Is the train from Barcelona to Milan ever worth it?

If you have flexibility, no aversion to layovers, and want to see the French and Italian Riviera along the way, taking a train from Barcelona to Milan can be a scenic, worthwhile multi-stop journey — just not a fast one. If your priority is getting between the two cities as efficiently as possible, flying is the clear choice today.

Planning to take the train anyway? Our step-by-step Barcelona to Milan train routing guide covers every transfer option, ticket type, and timing window for this corridor.

Frequently asked questions

Is there a direct train from Barcelona to Milan?

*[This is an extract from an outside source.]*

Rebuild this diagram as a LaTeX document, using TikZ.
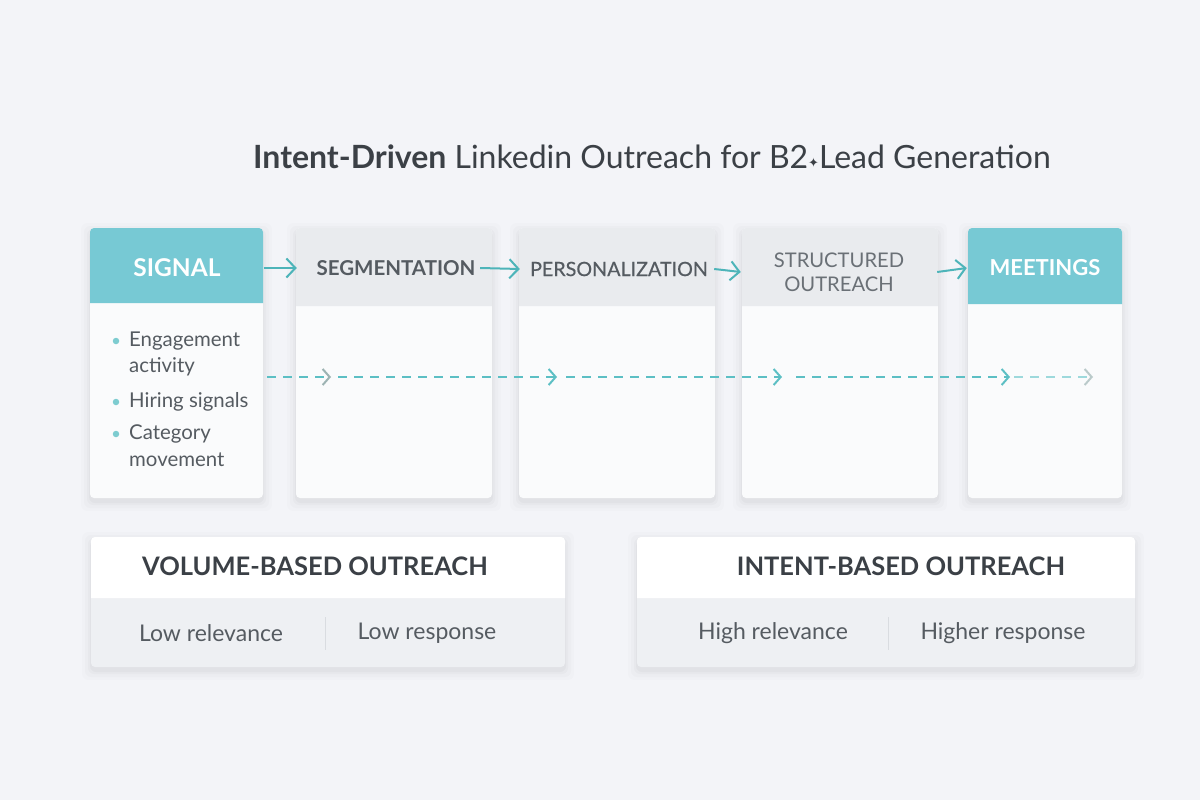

No. There is no direct train from Barcelona to Milan. Every current rail itinerary requires at least one change of train, typically via Lyon or along the coastal route through Nice and Genoa.

How long does the train from Barcelona to Milan take?

Door-to-door, including transfers and station time, traveling by train from Barcelona to Milan takes around 12 hours and 30 minutes.

Is it faster to fly from Barcelona to Milan?

Yes. A flight covers the route door-to-door in about 5 hours — roughly 7.5 hours faster than the train.

Will there ever be a direct train from Barcelona to Milan?

Possibly — but not soon. The EU's 2025 High-Speed Rail Action Plan identifies the Lyon–Turin base tunnel as a key cross-border project, expected around 2030–2035. Even after its completion, a true one-seat Barcelona to Milan train service would still require further operator agreements and infrastructure upgrades on the Spanish and Italian sides.